-- MATERIALS PROVIDED --
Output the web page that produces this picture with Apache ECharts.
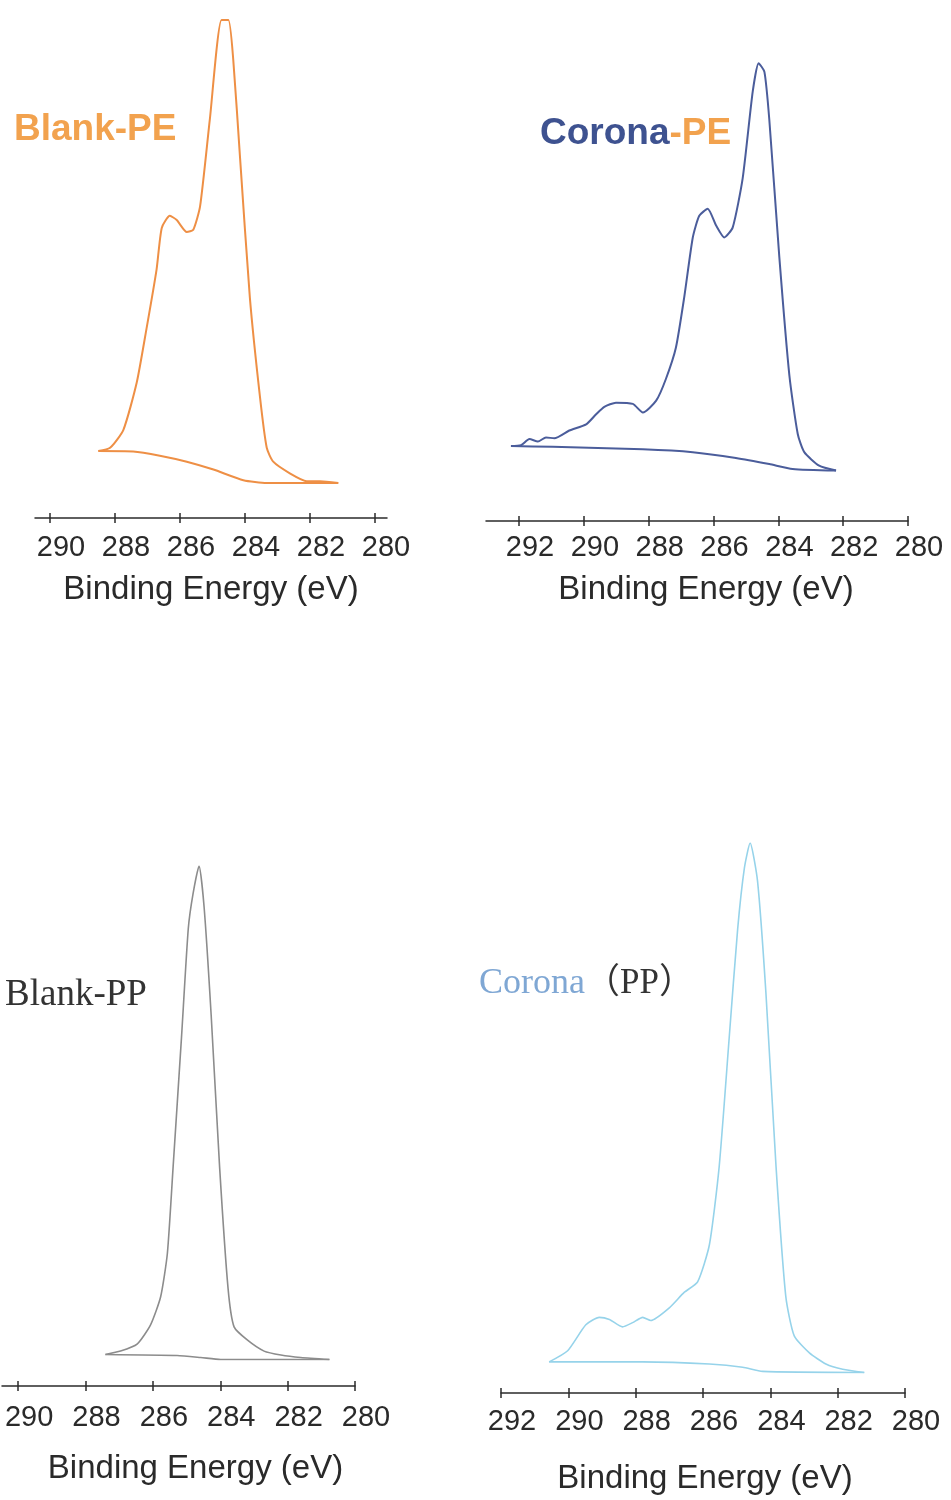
---
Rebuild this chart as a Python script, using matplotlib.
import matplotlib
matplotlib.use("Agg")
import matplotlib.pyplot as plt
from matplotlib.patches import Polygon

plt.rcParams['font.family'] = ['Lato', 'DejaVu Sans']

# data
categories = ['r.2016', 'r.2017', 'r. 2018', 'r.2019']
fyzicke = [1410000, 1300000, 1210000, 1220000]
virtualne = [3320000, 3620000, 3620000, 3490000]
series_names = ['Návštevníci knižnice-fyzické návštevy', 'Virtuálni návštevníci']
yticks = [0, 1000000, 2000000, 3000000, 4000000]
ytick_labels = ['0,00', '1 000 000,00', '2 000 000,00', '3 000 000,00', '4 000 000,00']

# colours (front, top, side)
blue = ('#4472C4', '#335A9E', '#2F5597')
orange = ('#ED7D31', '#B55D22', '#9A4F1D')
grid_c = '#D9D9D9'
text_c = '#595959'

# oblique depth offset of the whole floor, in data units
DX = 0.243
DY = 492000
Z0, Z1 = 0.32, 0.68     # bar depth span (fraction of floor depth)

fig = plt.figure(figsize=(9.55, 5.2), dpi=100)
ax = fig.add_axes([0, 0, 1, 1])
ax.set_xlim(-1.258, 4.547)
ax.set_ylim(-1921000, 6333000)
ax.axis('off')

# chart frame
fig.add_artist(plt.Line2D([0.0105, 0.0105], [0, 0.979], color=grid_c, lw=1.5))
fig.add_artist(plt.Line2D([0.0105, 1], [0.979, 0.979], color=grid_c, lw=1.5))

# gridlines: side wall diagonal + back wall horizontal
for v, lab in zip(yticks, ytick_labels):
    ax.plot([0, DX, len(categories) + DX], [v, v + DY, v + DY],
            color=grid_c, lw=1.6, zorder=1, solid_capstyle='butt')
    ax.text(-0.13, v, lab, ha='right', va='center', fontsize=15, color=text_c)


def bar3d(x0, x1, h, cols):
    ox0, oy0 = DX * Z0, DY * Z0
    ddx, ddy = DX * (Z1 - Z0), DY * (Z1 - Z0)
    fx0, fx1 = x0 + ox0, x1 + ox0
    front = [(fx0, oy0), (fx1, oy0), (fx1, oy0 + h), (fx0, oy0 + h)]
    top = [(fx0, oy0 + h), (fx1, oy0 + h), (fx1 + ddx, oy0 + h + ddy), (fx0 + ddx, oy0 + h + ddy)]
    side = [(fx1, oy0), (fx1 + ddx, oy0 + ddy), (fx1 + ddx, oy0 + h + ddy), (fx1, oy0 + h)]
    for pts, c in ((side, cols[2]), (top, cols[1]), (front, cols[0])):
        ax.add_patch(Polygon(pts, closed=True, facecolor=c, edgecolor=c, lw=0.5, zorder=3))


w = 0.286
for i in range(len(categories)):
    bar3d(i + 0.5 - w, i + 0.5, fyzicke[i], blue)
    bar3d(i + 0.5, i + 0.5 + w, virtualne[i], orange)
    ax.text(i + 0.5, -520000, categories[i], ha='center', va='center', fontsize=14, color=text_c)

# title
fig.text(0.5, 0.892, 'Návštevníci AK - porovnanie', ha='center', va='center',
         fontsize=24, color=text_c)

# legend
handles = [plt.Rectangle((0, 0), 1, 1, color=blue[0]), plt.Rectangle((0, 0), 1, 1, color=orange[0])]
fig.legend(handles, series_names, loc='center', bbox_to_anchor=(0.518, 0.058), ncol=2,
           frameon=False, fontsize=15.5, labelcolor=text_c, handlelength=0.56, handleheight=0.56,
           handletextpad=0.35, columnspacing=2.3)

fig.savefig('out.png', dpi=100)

-- TASK BRIEF --
In the material above, find the lines that contain "matplotlib" and show them.

-- WORKED ANSWER --
Rebuild this chart as a Python script, using matplotlib.
import matplotlib
matplotlib.use("Agg")
import matplotlib.pyplot as plt
from matplotlib.patches import Polygon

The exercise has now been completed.